- **DIRECTIONS**
Quote exactly and only this range of lines in the data below: the line that holds "Rebuild this chart" to the line that holds "import seaborn as sns", both included.

[Source code of charts]

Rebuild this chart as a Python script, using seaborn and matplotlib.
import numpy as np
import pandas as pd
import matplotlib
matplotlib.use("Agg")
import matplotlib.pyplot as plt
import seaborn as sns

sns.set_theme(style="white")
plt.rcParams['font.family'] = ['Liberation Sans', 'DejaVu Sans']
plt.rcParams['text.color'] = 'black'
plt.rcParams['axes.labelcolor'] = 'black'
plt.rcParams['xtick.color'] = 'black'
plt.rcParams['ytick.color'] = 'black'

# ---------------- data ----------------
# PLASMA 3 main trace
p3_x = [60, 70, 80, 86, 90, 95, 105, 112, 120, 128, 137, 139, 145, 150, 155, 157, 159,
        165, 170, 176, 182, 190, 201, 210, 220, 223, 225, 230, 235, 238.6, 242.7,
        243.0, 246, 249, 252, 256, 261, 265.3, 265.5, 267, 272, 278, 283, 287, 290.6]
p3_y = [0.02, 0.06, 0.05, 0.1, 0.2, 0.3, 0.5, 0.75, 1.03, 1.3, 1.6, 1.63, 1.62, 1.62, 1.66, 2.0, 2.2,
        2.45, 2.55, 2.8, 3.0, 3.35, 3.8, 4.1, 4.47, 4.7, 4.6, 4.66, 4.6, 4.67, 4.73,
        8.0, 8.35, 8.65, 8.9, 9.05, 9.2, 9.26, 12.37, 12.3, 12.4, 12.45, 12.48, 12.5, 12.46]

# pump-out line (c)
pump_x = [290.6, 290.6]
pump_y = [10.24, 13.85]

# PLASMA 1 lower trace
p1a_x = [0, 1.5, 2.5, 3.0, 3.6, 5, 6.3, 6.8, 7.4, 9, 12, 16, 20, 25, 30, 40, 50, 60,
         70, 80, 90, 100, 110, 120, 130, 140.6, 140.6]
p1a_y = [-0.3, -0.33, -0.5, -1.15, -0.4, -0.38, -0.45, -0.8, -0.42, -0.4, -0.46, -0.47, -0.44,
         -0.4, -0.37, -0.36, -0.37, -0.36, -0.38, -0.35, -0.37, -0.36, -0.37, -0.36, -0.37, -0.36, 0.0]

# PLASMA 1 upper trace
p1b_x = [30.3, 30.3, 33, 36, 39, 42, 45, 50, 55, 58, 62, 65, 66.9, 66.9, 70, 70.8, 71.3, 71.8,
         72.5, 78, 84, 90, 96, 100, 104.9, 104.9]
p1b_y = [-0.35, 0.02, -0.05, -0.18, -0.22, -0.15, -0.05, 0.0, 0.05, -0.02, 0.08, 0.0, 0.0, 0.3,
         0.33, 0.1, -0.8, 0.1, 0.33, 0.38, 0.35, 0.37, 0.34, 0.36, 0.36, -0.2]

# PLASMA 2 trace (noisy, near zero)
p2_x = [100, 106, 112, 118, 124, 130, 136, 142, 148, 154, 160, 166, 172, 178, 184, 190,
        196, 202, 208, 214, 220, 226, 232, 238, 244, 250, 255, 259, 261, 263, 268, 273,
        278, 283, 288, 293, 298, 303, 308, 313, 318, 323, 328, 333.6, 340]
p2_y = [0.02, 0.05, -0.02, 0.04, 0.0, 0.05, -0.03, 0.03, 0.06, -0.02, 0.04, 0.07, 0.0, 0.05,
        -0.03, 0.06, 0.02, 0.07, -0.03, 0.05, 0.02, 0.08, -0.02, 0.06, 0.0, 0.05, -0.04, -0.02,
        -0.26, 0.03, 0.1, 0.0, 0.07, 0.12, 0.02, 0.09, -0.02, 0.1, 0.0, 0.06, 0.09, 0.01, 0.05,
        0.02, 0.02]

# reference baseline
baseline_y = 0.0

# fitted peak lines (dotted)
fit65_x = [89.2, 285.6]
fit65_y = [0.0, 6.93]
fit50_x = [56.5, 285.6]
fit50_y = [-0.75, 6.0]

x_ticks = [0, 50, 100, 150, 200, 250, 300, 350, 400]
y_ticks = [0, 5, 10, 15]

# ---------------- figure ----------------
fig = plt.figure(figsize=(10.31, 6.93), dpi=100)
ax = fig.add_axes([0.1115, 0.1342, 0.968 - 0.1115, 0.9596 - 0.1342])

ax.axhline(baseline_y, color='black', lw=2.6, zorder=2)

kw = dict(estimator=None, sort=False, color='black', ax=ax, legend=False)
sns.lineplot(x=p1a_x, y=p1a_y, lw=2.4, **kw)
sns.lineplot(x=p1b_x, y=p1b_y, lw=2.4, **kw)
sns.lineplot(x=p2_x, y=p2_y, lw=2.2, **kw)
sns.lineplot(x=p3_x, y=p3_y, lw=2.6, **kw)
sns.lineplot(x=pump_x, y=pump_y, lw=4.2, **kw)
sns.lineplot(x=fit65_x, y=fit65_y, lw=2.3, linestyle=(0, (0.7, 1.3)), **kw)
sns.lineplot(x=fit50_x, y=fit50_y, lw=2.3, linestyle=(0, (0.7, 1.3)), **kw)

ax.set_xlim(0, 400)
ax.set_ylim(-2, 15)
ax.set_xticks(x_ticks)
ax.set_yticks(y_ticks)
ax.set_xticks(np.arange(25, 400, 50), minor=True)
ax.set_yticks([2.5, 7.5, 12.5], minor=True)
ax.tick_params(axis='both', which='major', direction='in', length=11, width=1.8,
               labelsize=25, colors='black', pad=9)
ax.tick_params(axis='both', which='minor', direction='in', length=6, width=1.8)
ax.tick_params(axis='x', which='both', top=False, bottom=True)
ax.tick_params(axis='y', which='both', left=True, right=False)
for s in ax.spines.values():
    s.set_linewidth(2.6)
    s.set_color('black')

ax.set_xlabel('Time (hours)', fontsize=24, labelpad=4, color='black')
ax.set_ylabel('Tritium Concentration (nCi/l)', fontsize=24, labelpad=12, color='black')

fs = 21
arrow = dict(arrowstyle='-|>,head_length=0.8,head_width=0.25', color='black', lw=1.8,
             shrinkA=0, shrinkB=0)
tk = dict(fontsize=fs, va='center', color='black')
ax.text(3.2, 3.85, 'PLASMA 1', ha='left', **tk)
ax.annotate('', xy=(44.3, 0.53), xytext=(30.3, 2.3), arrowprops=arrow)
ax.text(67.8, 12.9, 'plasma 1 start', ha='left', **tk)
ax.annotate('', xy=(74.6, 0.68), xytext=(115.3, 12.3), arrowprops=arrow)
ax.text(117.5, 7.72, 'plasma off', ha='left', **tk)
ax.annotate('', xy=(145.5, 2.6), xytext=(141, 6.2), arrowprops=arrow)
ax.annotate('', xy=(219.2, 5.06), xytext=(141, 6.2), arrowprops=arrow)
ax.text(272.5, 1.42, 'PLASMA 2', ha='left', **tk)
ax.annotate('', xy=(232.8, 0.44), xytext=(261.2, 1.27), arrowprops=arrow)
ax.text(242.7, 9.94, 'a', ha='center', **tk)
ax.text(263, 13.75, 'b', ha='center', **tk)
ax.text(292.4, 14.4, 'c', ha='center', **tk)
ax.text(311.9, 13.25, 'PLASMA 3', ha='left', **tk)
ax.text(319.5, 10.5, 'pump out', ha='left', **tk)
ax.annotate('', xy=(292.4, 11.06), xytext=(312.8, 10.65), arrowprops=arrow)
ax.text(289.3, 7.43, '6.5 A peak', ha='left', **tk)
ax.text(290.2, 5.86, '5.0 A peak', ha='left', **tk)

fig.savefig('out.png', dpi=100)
---
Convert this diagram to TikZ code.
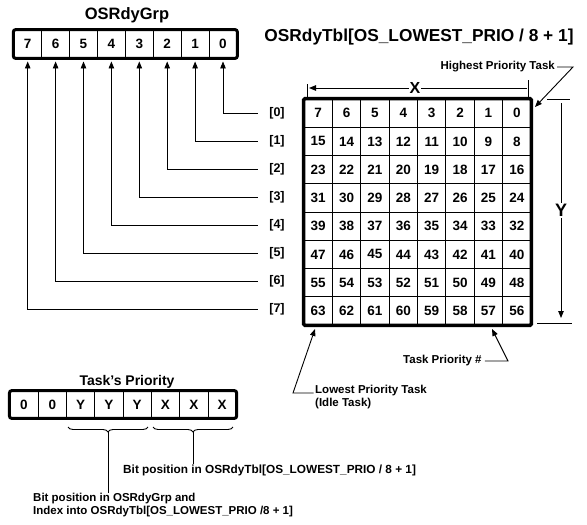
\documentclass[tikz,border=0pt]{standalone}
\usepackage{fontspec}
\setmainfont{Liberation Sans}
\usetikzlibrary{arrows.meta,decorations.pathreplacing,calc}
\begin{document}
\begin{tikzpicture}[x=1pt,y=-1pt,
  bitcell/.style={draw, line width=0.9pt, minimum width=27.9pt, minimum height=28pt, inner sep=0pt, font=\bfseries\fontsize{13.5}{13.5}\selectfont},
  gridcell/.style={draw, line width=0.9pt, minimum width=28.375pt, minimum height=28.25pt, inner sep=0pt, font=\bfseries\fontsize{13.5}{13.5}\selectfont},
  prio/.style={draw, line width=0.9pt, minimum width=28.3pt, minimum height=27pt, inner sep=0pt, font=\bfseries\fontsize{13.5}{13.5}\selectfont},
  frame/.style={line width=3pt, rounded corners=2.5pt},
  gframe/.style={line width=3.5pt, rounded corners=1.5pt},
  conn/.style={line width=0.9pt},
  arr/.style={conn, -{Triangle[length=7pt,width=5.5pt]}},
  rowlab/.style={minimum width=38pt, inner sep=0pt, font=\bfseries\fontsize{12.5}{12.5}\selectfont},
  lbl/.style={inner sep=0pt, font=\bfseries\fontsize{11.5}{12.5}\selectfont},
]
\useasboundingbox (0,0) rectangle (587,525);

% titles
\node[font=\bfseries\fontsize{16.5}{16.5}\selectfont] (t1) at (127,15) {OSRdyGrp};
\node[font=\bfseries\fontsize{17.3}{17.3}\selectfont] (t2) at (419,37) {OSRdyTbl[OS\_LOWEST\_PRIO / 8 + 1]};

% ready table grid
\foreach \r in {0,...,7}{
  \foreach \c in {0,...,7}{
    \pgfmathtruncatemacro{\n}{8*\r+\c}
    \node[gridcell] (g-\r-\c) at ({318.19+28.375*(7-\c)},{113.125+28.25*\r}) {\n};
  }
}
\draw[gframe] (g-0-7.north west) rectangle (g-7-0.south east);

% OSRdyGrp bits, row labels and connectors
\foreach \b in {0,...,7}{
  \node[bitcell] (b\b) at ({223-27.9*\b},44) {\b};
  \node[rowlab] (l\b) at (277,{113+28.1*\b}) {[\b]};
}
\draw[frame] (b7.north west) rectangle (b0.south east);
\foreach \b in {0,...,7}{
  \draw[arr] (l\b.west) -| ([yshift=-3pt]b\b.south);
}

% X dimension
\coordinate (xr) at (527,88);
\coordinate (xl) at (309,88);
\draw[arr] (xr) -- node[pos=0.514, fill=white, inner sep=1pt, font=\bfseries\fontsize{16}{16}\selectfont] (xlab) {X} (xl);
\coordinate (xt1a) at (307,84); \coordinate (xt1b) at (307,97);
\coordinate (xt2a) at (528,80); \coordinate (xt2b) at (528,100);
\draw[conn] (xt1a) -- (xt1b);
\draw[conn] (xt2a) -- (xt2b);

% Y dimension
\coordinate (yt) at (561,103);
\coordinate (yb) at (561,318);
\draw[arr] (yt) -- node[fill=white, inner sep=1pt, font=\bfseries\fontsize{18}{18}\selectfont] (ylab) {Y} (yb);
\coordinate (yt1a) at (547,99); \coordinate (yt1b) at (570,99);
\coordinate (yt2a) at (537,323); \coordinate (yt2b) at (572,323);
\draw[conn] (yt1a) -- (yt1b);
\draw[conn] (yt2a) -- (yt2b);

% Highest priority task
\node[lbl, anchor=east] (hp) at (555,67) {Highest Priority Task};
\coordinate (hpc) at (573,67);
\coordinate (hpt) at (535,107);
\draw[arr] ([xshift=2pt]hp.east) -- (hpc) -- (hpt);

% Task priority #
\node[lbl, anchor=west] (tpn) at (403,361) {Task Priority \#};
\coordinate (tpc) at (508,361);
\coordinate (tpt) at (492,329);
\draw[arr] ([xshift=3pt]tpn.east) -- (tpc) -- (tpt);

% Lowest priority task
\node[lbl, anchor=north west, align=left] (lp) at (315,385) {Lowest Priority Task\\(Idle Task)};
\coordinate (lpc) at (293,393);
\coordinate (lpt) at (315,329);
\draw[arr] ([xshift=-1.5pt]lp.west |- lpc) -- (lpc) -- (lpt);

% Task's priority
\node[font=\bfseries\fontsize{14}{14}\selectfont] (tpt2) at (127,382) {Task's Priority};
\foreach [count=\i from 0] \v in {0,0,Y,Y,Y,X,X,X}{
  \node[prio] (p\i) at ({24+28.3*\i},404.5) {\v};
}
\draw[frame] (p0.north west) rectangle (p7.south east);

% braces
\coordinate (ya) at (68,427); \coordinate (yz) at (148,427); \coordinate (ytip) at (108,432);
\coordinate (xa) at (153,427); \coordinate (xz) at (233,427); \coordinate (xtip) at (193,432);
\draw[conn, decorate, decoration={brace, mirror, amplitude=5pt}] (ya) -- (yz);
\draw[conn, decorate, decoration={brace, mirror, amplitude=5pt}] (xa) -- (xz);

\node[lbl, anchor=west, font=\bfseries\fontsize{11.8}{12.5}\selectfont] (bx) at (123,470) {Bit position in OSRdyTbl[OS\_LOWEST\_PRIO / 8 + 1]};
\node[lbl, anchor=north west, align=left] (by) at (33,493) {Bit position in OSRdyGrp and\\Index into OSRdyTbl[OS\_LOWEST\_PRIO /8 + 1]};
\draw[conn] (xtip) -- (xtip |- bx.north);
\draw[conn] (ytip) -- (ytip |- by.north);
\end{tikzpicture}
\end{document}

- **ANSWER TO THE TASK**
Rebuild this chart as a Python script, using seaborn and matplotlib.
import numpy as np
import pandas as pd
import matplotlib
matplotlib.use("Agg")
import matplotlib.pyplot as plt
import seaborn as sns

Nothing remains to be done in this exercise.